Firstly, the plural light-emitting elements 11 are face-down mounted on the substrate 10, as shown in FIG. 8A. Meanwhile, the plural transparent plates 13 each having one of the plural phosphor-containing films 12 on the surface thereof are formed. In other words, plural blocks each composed of the transparent plate 13 and the phosphor-containing film 12 are formed.

The plural blocks composed of the transparent plate 13 and the phosphor-containing film 12 are formed by, e.g., forming the phosphor-containing film 12 on the entire surface of the transparent plate 13 and then dividing the transparent plate 13 together with the phosphor-containing film 12.

Next, as shown in FIGS. 8B and 8C, the plural phosphor-containing films 12 on the transparent plates 13 are adhered to the plural light-emitting elements 11 on the substrate 10. At first, the transparent adhesive layer 17 is applied onto each light-emitting element 11. Then, the phosphor-containing films 12 are brought into contact with the light-emitting elements 11 and are adhered thereto by the transparent adhesive layers 17. In case that low-melting-point glass is used as a base material of the phosphor-containing film 12, the phosphor-containing films 12 can serve as an adhesive layer and thus may be directly adhered to the light-emitting elements 11 by heating.

At this time, the light-emitting elements 11 and the phosphor-containing films 12 are adhered so that at least a portion of the region immediately above the gaps 11g between the plural light-emitting elements 11 is not covered with the phosphor-containing films 12.

Next, as shown in FIG. 8D, the dam 14 surrounding the plural light-emitting elements 11 is formed on the substrate 10.

Next, as shown in FIG. 8E, the white reflector 15 is provided to fill the inside of the dam 14.

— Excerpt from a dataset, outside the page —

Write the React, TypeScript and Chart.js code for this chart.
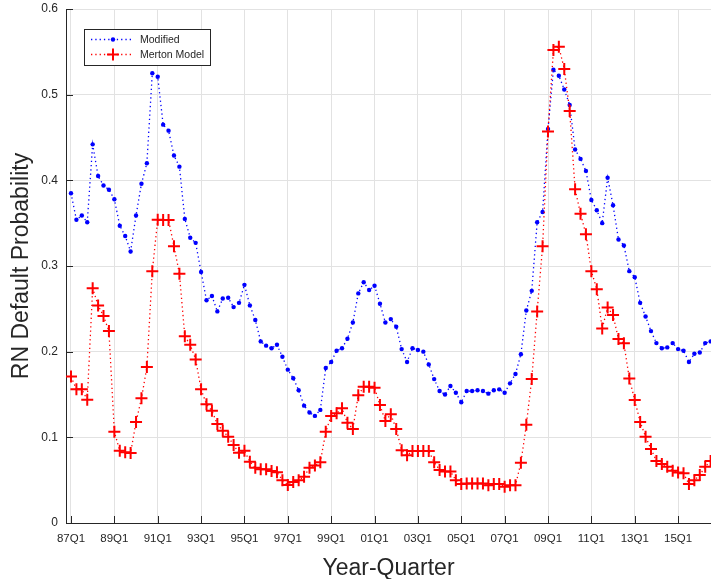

The white reflector 15 is formed so as to cover the side surfaces of the plural light-emitting elements 11 as well as, among all side surfaces of the phosphor-containing films 12, at least the side surfaces 12s not located above the gaps 11g and to fill at least a portion of the gaps 11g between the plural light-emitting elements 11. Upper surfaces of the transparent plates 13, which are light-extracting surfaces, are not covered with the white reflector 15.

Effects of the Embodiments

In the first and second embodiments, the phosphor-containing film(s) formed on the transparent plate is used as a phosphor layer and the white reflector is provided to surround the light-emitting elements as well as the phosphor layer, thereby allowing a high-intensity light-emitting device with less color unevenness to be obtained.

Although the embodiments of the invention have been described, the invention is not intended to be limited to the embodiments and the various kinds of modifications can be implemented without departing from the gist of the invention.

In addition, the invention according to claims is not to be limited to the embodiments. Further, all combinations of the features described in the embodiments are not necessary to solve the problem of the invention.